Aber die Königin erscheint nicht. Langeweile macht sich breit, Übermut wechselt mit Apathie. Die Spannung entlädt sich in Herumtollen und Clownerien - und schlägt plötzlich in Gewalt um, als einer es wagt, dem gerade vorherrschenden "Wartetrend" nicht zu folgen. Anderssons Choreographie, eine Neueinstudierung des 1996 in Stockholm entstandenen Tanzstücks, läßt die Tänzer alle möglichen Gefühlszustände durchleben, die einen Menschen beim Warten beschleichen, anspringen, überkommen können. Prägnante Motorik und variantenreiche Gesten paaren sich dabei mit einer nahezu perfekten Harmonie der Tanzbewegung. Die folkloreartige Musik mit keltischen Klängen und Klezmertönen trägt das ihre zur suggestiven Wirkung der Bilder und Szenen bei.
 
Dann das Sakrileg: Einer durchbricht das Warten und - öffnet die Tür. Erwartungsvoll blickt erst der Vorreiter, blicken dann alle ins Licht, das durch den Spalt scheint. Doch umsonst: es erlischt gleich wieder, die Königin erscheint nicht. Das Warten war sinnlos - und doch wieder nicht, denn eigentlich ist das menschliche Leben nichts anderes als Warten.
 
 
Und sei es nur das (unbewußte) Warten auf den Tod, durch den wir alle zu "Himmelsstürmern" werden. Diese Himmelsstürmer läßt Gregor Zöllig in seinem Stück, das er wie gewohnt in Zusammenarbeit mit den Tänzern choreographiert hat, mit facettenreichen Assoziationen aus verschiedenen Kulturen spielen.
 
Am Anfang ist das Spiel, das Leben, das Spiel des Lebens, aber schon bald kommt die Gefahr ins Spiel: Geschicklichkeitsübungen mit dem Messer, das blitzschnell zwischen den Fingern zusticht, dann über den ganzen Körper hinwegfliegt, bald hier, bald da neben ihm einschlägt. Plötzlich ist der Tod - fast unmerklich zwar, aber doch spürbar - präsent: in der Mutprobe auf den Holzkisten, die hoch aufeinandergestapelt werden (Ausstattung: Norbert Ziermann), in der Nacht, wenn sich jeder in seine eigene kleine Kiste zurückzieht, wenn zu mystischen Klängen die eigenen Ängste hochkriechen, wenn man das Ende der Dunkelheit herbeisehnt.
 
Der Tod, das ist das Warten auf den körperlichen Verfall: Einer zählt alle Zipperlein auf, die ihm drohen, zieht jede Falte in seinem Gesicht mit dickem Strich nach, entblößt seine Hypochondrie.

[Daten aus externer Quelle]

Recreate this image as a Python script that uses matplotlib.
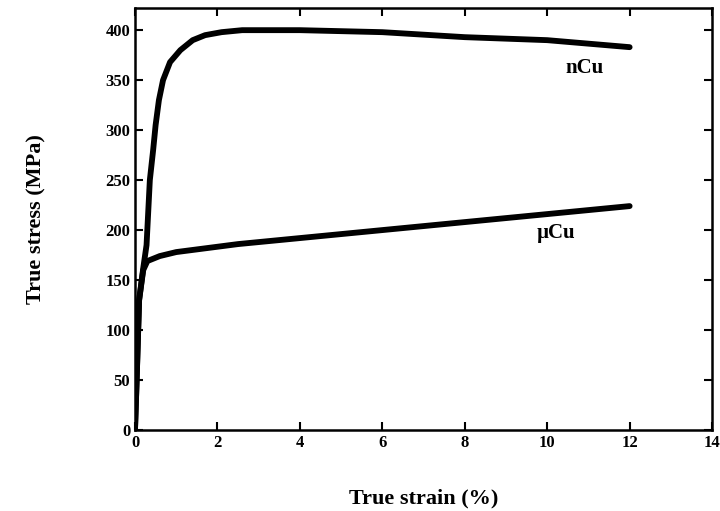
import matplotlib

matplotlib.use("Agg")

import matplotlib.pyplot as plt

# nanocrystalline Cu curve
ncu_strain = [0.0, 0.04, 0.1, 0.2, 0.28, 0.36, 0.44, 0.5, 0.58, 0.68, 0.85, 1.1, 1.4, 1.7, 2.1, 2.6, 4.0, 6.0, 8.0, 10.0, 12.0]
ncu_stress = [0.0, 50, 130, 162, 185, 250, 280, 305, 330, 350, 368, 380, 390, 395, 398, 400, 400, 398, 393, 390, 383]

# microcrystalline Cu curve
ucu_strain = [0.0, 0.04, 0.1, 0.2, 0.3, 0.6, 1.0, 2.5, 4.0, 6.0, 8.0, 10.0, 12.0]
ucu_stress = [0.0, 50, 130, 160, 169, 174, 178, 186, 192, 200, 208, 216, 224]

x_ticks = [0, 2, 4, 6, 8, 10, 12, 14]
y_ticks = [0, 50, 100, 150, 200, 250, 300, 350, 400]

plt.rcParams["font.family"] = ["Liberation Serif", "DejaVu Serif"]
plt.rcParams["font.weight"] = "bold"

fig = plt.figure(figsize=(7.2, 5.11), dpi=100)
ax = fig.add_axes([0.1875, 0.1585, 0.8015, 0.8255])

ax.plot(ncu_strain, ncu_stress, color="black", linewidth=4.2, solid_capstyle="round")
ax.plot(ucu_strain, ucu_stress, color="black", linewidth=4.2, solid_capstyle="round")

ax.text(10.9, 362, "nCu", fontsize=15, fontweight="bold", ha="center", va="center")
ax.text(10.2, 197, "\u00b5Cu", fontsize=15, fontweight="bold", ha="center", va="center")

ax.set_xlim(0, 14)
ax.set_ylim(0, 422)
ax.set_xticks(x_ticks)
ax.set_yticks(y_ticks)
ax.tick_params(direction="in", top=True, right=True, length=6, width=1.5, labelsize=12)
for spine in ax.spines.values():
    spine.set_linewidth(1.8)

ax.set_xlabel("True strain (%)", fontsize=16, fontweight="bold", labelpad=27)
ax.set_ylabel("True stress (MPa)", fontsize=16, fontweight="bold", labelpad=42)

fig.savefig("out.png", dpi=100)
plt.close(fig)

Die Einsamkeit: Eine bespricht ihr Diktiergerät mit scheinbar sinnlosen Sätzen, um sich dann mit der Konserve der eigenen Stimme zu unterhalten. Der Tod ist Verlust und Verlassenheit ("I Miss You"), schließlich allgegenwärtige Bedrohung, treibt die Menschen zu stampfenden Trommelklängen vor sich her - und erreicht sie endlich alle: Die Tänzer stellen ihre eigenen - unsterblichen - Porträts auf die Holzkisten, die zu Grabstelen geworden sind. In der Dunkelheit tönt schließlich nur noch eine unsicher fragende Stimme vom Band: Der Dialog ist zu Ende. Aber die Hoffnung bleibt.
 
Einen Moment lang hielt das Premierenpublikum angesichts der beeindruckenden Tiefe der "Himmelsstürmer" inne, bevor Compagnie und Choreographen gefeiert wurden - verdienter Lohn für beredte Tanzbilder mit hoher Ästhetik, deren faszinierende Darstellung der Emotionen reichlich Gelegenheit zum intensiven Nachdenken über das eigene "Warten" bot.